Previously the PCI, confident that the workers would accept the agreement, hid supported it in Parliament and in the unions. Yet even the PCI, in an article written by one of the Party's top leaders, had to admit that their political leadership could no longer control the workers of the ANSALDO factory. That admission signifies the leaders' preoccupation with the precarious control that the Party and unions have over the factory working class in particular and the proletariat more generally. This was especially because the ANSALDO workers' rejection of the agreement signed by their unions spread to the majority of the factories in Italy. Thus the workers rejected not simply a particular agreement in itself but also the entire political line of the trade union confederation.
The entire "hot Winter" of struggles was organized and realized by proletarians for their own chosen objectives and with their own forms of struggle. It was carried out despite the inquisitorial climate of police repression and mass media obsession with 'terrorist suspects' supposedly conspiring to foment all such actions of mass illegality. These actions have not only changed the political situation -- they've also opened up a new phase of struggles against repression, which has by no means ended.
For example in recent months the police have attacked proletarian marches, as in Naples and Rome (including even a march of blind people). Judges have issued arrest warrants against leading figures in those struggles such as against over a hundred named workers at the Magnieti Marelli factory in Milan.
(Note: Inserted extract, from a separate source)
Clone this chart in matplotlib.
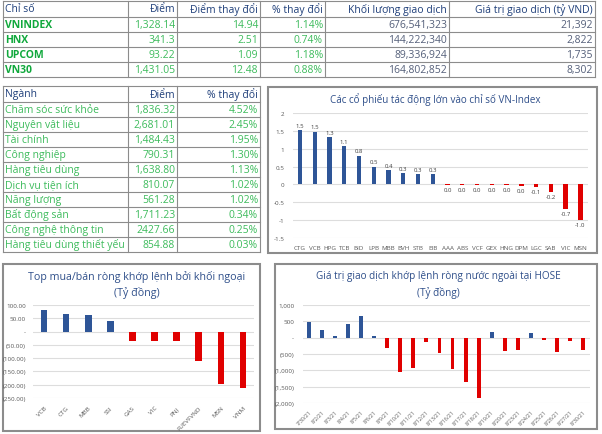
import matplotlib
matplotlib.use('Agg')
import matplotlib.pyplot as plt
from matplotlib.patches import Rectangle

plt.rcParams['font.family'] = ['Open Sans', 'DejaVu Sans']

W, H = 602, 435

# ---- data ----
idx_header = ['Chỉ số', 'Điểm', 'Điểm thay đổi', '% thay đổi', 'Khối lượng giao dịch', 'Giá trị giao dịch (tỷ VND)']
idx_names = ['VNINDEX', 'HNX', 'UPCOM', 'VN30']
idx_points = ['1,328.14', '341.3', '93.22', '1,431.05']
idx_change = ['14.94', '2.51', '1.09', '12.48']
idx_pct = ['1.14%', '0.74%', '1.18%', '0.88%']
idx_volume = ['676,541,323', '144,222,340', '89,336,924', '164,802,852']
idx_value = ['21,392', '2,822', '1,735', '8,302']

sec_header = ['Ngành', 'Điểm', '% thay đổi']
sec_names = ['Chăm sóc sức khỏe', 'Nguyên vật liệu', 'Tài chính', 'Công nghiệp', 'Hàng tiêu dùng',
             'Dịch vụ tiện ích', 'Năng lượng', 'Bất động sản', 'Công nghệ thông tin', 'Hàng tiêu dùng thiết yếu']
sec_points = ['1,836.32', '2,681.01', '1,484.43', '790.31', '1,638.80', '810.07', '561.28', '1,711.23', '2427.66', '854.88']
sec_pct = ['4.52%', '2.45%', '1.95%', '1.30%', '1.13%', '1.02%', '1.02%', '0.34%', '0.25%', '0.03%']

impact_tickers = ['CTG', 'VCB', 'HPG', 'TCB', 'BID', 'LPB', 'MBB', 'BVH', 'STB', 'EIB',
                  'AAA', 'ABS', 'VCF', 'GEX', 'HNG', 'DPM', 'LGC', 'SAB', 'VIC', 'MSN']
impact_values = [1.52, 1.48, 1.33, 1.08, 0.81, 0.50, 0.40, 0.32, 0.30, 0.30,
                 -0.01, -0.01, -0.01, -0.01, -0.01, -0.04, -0.06, -0.22, -0.68, -1.00]

foreign_tickers = ['VCB', 'CTG', 'MBB', 'SSI', 'GAS', 'VIC', 'PNJ', 'FUEVFVND', 'MSN', 'VNM']
foreign_values = [80, 68, 62, 41, -34, -36, -36, -109, -196, -211]

hose_dates = ['7/30/21', '8/2/21', '8/3/21', '8/4/21', '8/5/21', '8/6/21', '8/9/21', '8/10/21',
              '8/11/21', '8/12/21', '8/13/21', '8/16/21', '8/17/21', '8/18/21', '8/19/21', '8/20/21',
              '8/23/21', '8/24/21', '8/25/21', '8/26/21', '8/27/21', '8/30/21']
hose_values = [480, 235, 50, 408, 663, 45, -316, -1050, -930, -130, -460, -950,
               -1370, -1850, 165, -410, -380, 150, -80, -440, -110, -380]

# ---- colors ----
head_c = '#1F3F7A'
green_b = '#10A83C'
green_v = '#3DBB5C'
vol_c = '#55607A'
line_c = '#8C8C8C'
blue = '#2E5597'
red = '#E00000'
title_c = '#2F4F8A'
tick_c = '#595959'
grid_c = '#DDDDDD'


def box(x0, y0, x1, y1):
    return [x0 / W, 1 - y1 / H, (x1 - x0) / W, (y1 - y0) / H]


fig = plt.figure(figsize=(W / 100, H / 100), dpi=100)
bg = fig.add_axes([0, 0, 1, 1])
bg.set_xlim(0, W)
bg.set_ylim(H, 0)
bg.axis('off')


def draw_table(cols, rows, header, data, colors, weights):
    for y in rows:
        bg.plot([cols[0], cols[-1]], [y, y], color=line_c, lw=0.8)
    for x in cols:
        bg.plot([x, x], [rows[0], rows[-1]], color=line_c, lw=0.8)
    for j, h in enumerate(header):
        yc = (rows[0] + rows[1]) / 2
        if j == 0:
            bg.text(cols[0] + 2, yc, h, ha='left', va='center', fontsize=7.5, color=head_c)
        else:
            bg.text(cols[j + 1] - 2, yc, h, ha='right', va='center', fontsize=7.5, color=head_c)
    for j, col in enumerate(data):
        for i, s in enumerate(col):
            yc = (rows[i + 1] + rows[i + 2]) / 2
            if j == 0:
                bg.text(cols[0] + 2, yc, s, ha='left', va='center', fontsize=7.5,
                        color=colors[j], fontweight=weights[j])
            else:
                bg.text(cols[j + 1] - 2, yc, s, ha='right', va='center', fontsize=7.5,
                        color=colors[j], fontweight=weights[j])


# top index table
draw_table([3, 128, 177, 260, 325, 449, 595], [2, 18, 33, 48, 63, 78], idx_header,
           [idx_names, idx_points, idx_change, idx_pct, idx_volume, idx_value],
           [green_b, green_v, green_v, green_v, vol_c, vol_c],
           ['bold', 'normal', 'normal', 'normal', 'normal', 'normal'])

# sector table
sec_rows = [87, 103] + [103 + 15 * (i + 1) for i in range(10)]
draw_table([3, 128, 177, 260], sec_rows, sec_header,
           [sec_names, sec_points, sec_pct],
           [green_v, green_v, green_v], ['normal', 'normal', 'normal'])

# chart frames
for (x0, y0, x1, y1) in [(268, 88, 597, 254), (3, 265, 260, 432), (275, 265, 597, 430)]:
    bg.add_patch(Rectangle((x0, y0), x1 - x0, y1 - y0, fill=False, ec='#8C8C8C', lw=1.5))


def style_axes(ax):
    for s in ax.spines.values():
        s.set_visible(False)
    ax.tick_params(length=0, labelsize=4.5, labelcolor=tick_c)
    ax.grid(axis='y', color=grid_c, lw=0.8)
    ax.set_axisbelow(True)


# impact chart
ax1 = fig.add_axes(box(292.6, 114, 587.7, 239))
pos = range(len(impact_values))
ax1.bar(pos, impact_values, width=0.3,
        color=[blue if v >= 0 else red for v in impact_values])
for i, v in enumerate(impact_values):
    lab = f'{v:.1f}'.replace('-0.0', '0.0')
    if v >= 0:
        ax1.text(i, v + 0.06, lab, ha='center', va='bottom', fontsize=4.3, color='#404040')
    else:
        ax1.text(i, v - 0.06, lab, ha='center', va='top', fontsize=4.3, color='#404040')
ax1.set_ylim(-1.5, 2)
ax1.set_xlim(-0.5, len(impact_values) - 0.5)
ax1.set_yticks([2, 1.5, 1, 0.5, 0, -0.5, -1, -1.5])
ax1.set_yticklabels(['2', '1.5', '1', '0.5', '0', '-0.5', '-1', '-1.5'])
ax1.set_xticks(list(pos))
ax1.set_xticklabels(impact_tickers)
style_axes(ax1)
ax1.tick_params(axis='x', pad=5)
ax1.tick_params(axis='y', pad=6)
fig.text(435 / W, 1 - 100 / H, 'Các cổ phiếu tác động lớn vào chỉ số VN-Index',
         ha='center', va='center', fontsize=7.1, color=title_c)

# foreign top buy/sell
ax2 = fig.add_axes(box(33, 306, 254, 399))
pos2 = range(len(foreign_values))
ax2.bar(pos2, foreign_values, width=0.3,
        color=[blue if v >= 0 else red for v in foreign_values])
ax2.set_ylim(-250, 100)
ax2.set_xlim(-0.5, len(foreign_values) - 0.5)
ax2.set_yticks([100, 50, 0, -50, -100, -150, -200, -250])
ax2.set_yticklabels(['100.00', '50.00', '-', '(50.00)', '(100.00)', '(150.00)', '(200.00)', '(250.00)'])
ax2.set_xticks(list(pos2))
ax2.set_xticklabels(foreign_tickers, rotation=45, ha='right', rotation_mode='anchor')
style_axes(ax2)
ax2.tick_params(axis='x', pad=5)
ax2.tick_params(axis='y', pad=5)
fig.text(137 / W, 1 - 277 / H, 'Top mua/bán ròng khớp lệnh bởi khối ngoại',
         ha='center', va='center', fontsize=7.7, color=title_c)
fig.text(137 / W, 1 - 293 / H, '(Tỷ đồng)', ha='center', va='center', fontsize=7.7, color=title_c)

# HOSE net foreign value
ax3 = fig.add_axes(box(302.5, 306, 589.5, 404))
pos3 = range(len(hose_values))
ax3.bar(pos3, hose_values, width=0.3,
        color=[blue if v >= 0 else red for v in hose_values])
ax3.set_ylim(-2000, 1000)
ax3.set_xlim(-0.5, len(hose_values) - 0.5)
ax3.set_yticks([1000, 500, 0, -500, -1000, -1500, -2000])
ax3.set_yticklabels(['1,000', '500', '-', '(500)', '(1,000)', '(1,500)', '(2,000)'])
ax3.set_xticks(list(pos3))
ax3.set_xticklabels(hose_dates, rotation=45, ha='right', rotation_mode='anchor')
style_axes(ax3)
ax3.tick_params(axis='x', labelsize=3.8, pad=4)
ax3.tick_params(axis='y', pad=6)
fig.text(438 / W, 1 - 277 / H, 'Giá trị giao dịch khớp lệnh ròng nước ngoài tại HOSE',
         ha='center', va='center', fontsize=7.2, color=title_c)
fig.text(438 / W, 1 - 293 / H, '(Tỷ đồng)', ha='center', va='center', fontsize=7.2, color=title_c)

fig.savefig('out.png', dpi=100)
At Alfa Romero (also in Milan), where the police arrested a revolutionary communist worker, the other workers responded by striking and marching into the courthouse to meet with judges, to distribute leaflets and to hold a press conference against the arrest of their comrade, who was later released. In the four years since the mass arrests of revolutionary communists began in 1979, this was the first time that workers responded in such a way.